Isn't that because Windows has a whole lot of IE built into it? So it's not a true standalone program?
I gots my cookies the other day. Amazing what a cookie will do for your mood. Of course, you go to the right websites, and you can get loads of cookies...
Yeah, that too. I'm not too keen on programs that get their slimy little tentacles all into your registry, like AOL. I used AOL as my first ISP and learned how insidious that crap can be. That was my primary impetus for building my first box, I couldn't find anything that did not come pre-loaded with AOL. I had a good friend offer to build me a box, but I was skeptical. After he built it, we started to load all the software I wanted and only the software I wanted. Amazing...no more blue screen of death. No more tangled crap software. My system ran quick and flawlessly. Of course, he knew what he was doing, so that made a difference. Then I started to get real geeky again. Technology rocks.
I'm using Vista Ultimate..IE-7 and like it so far. I was using FireFox on my old pc which had IE6...Which seemed ok too...untill the thing crashed.(which consequently was right after i upgraded to IE-7) I hate internet porn when it turns on you.
Correct-a-mundo. MSIE is using a bunch of shared libs already in memory (like the actual rendering engine, for example - it's also used to render folders in windows). Windows sucked up that memory the minute you booted your machine. The windows process list is only showing you what the actual static executable is using.
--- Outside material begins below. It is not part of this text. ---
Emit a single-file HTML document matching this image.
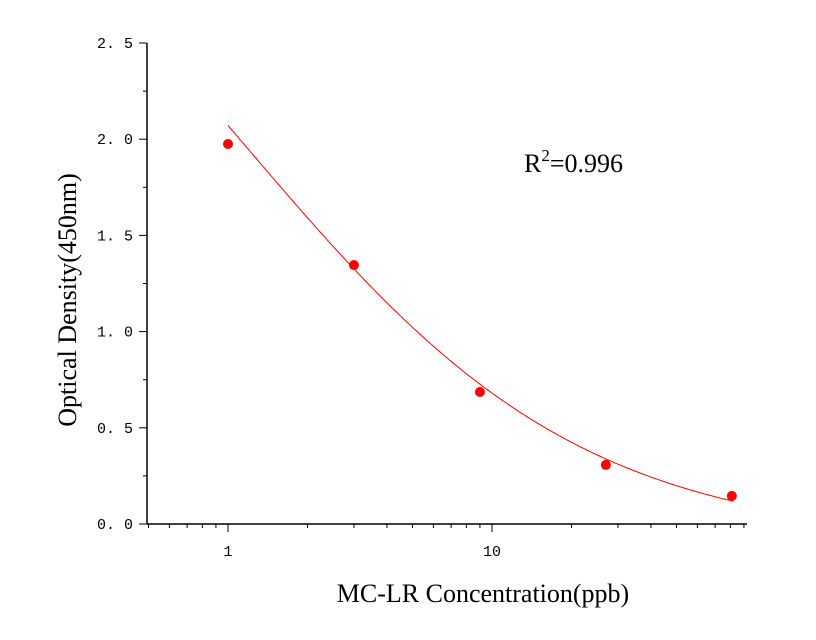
<!DOCTYPE html>
<html><head><meta charset="utf-8"><style>
html,body{margin:0;padding:0;background:#fff;}
svg{display:block;}
.t{font-family:"Liberation Mono",monospace;font-size:15px;fill:#000;}
.lab{font-family:"Liberation Serif",serif;font-size:26px;fill:#000;}
</style></head><body>
<svg id="chart" width="816" height="640" xmlns="http://www.w3.org/2000/svg"></svg>
<script>
const concentrations = [1, 3, 9, 27, 81];
const odValues = [1.975, 1.346, 0.686, 0.307, 0.146];
const fitParams = [4.0, 0.68, 1.19, -0.1]; // 4PL: A, B, C, D
const yTickLabels = ["0. 0","0. 5","1. 0","1. 5","2. 0","2. 5"];
const yTickValues = [0,0.5,1,1.5,2,2.5];
const xTickValues = [1,10];
const xTickLabels = ["1","10"];

const NS="http://www.w3.org/2000/svg";
const svg=document.getElementById('chart');
const X0=228, DEC=264, Y0=524, YS=192.4;
const xs=v=>X0+Math.log10(v)*DEC;
const ys=v=>Y0-v*YS;
function mk(tag,attrs){const e=document.createElementNS(NS,tag);for(const k in attrs)e.setAttribute(k,attrs[k]);svg.appendChild(e);return e;}

let e;
e=mk('line',{x1:147,y1:43,x2:147,y2:Y0,stroke:'#000','stroke-width':1.5});


e=mk('line',{x1:147,y1:Y0,x2:747,y2:Y0,stroke:'#000','stroke-width':1.5});



yTickValues.forEach((v,i)=>{
  e=mk('line',{x1:139,y1:ys(v),x2:147,y2:ys(v),stroke:'#000','stroke-width':1});
  
  
  if(i<yTickValues.length-1){
    e=mk('line',{x1:143,y1:ys(v+0.25),x2:147,y2:ys(v+0.25),stroke:'#000','stroke-width':1});
    
    
  }
  e=mk('text',{x:133,y:ys(v)+5,'text-anchor':'end',class:'t'});
  e.textContent=yTickLabels[i];
  
  
});
for(let d of [0.1,1,10]){
  for(let m=1;m<10;m++){
    const v=d*m; if(v<0.5||v>95) continue;
    const major=(m===1);
    e=mk('line',{x1:xs(v),y1:Y0,x2:xs(v),y2:Y0+(major?8:4),stroke:'#000','stroke-width':1});
    
    
  }
}
xTickValues.forEach((v,i)=>{
  e=mk('text',{x:xs(v),y:556,'text-anchor':'middle',class:'t'});
  e.textContent=xTickLabels[i];
  
  
});

const [A,B,C,D]=fitParams;
const f=x=>D+(A-D)/(1+Math.pow(x/C,B));
let pts=[];
for(let i=0;i<=200;i++){const lx=i/200*Math.log10(82);const x=Math.pow(10,lx);pts.push(xs(x).toFixed(1)+','+ys(f(x)).toFixed(1));}
e=mk('polyline',{points:pts.join(' '),fill:'none',stroke:'#ff0000','stroke-width':1});



concentrations.forEach((c,i)=>{
  e=mk('circle',{cx:xs(c),cy:ys(odValues[i]),r:5,fill:'#ff0000'});
  
  
});

e=mk('text',{x:524,y:172,class:'lab','font-size':'28'});
e.innerHTML='R<tspan dy="-11" font-size="17">2</tspan><tspan dy="11">=0.996</tspan>';



e=mk('text',{x:483,y:602,'text-anchor':'middle',class:'lab'});
e.textContent='MC-LR Concentration(ppb)';



e=mk('text',{x:0,y:0,'text-anchor':'middle',class:'lab',transform:'translate(76,300) rotate(-90)'});
e.textContent='Optical Density(450nm)';


</script>
</body></html>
So yeah ... the firefox executable is using more memory than MSIE. Because it has to. No way around that. - Roach
Troll. It's real easy to have a small static binary when 80% of your functionality is already in memory via shared libs that the operating system already loaded. - Roach
You missed the wink? You're right about IE using Windows resources available in the OS, but that still doesn't support the argument that Firefox is more streamlined. Much of IE's overhead is already present when you boot, and using an alternative browser won't change that. You already know my position on this, anyway, bloat in current operating systems is totally unnecessary for most common uses today, and that's gonna change.
Yup, and I'm 100% in agreement with you. The days of the "Fat" desktop OS are numbered. I think even MS has figured that one out. I still haven't found a compelling reason for anyone to upgrade to Vista. You? - Roach
Nah, my next new PC will be a Mac. Only reason I will own Vista is if I have a reason to write software that requires it.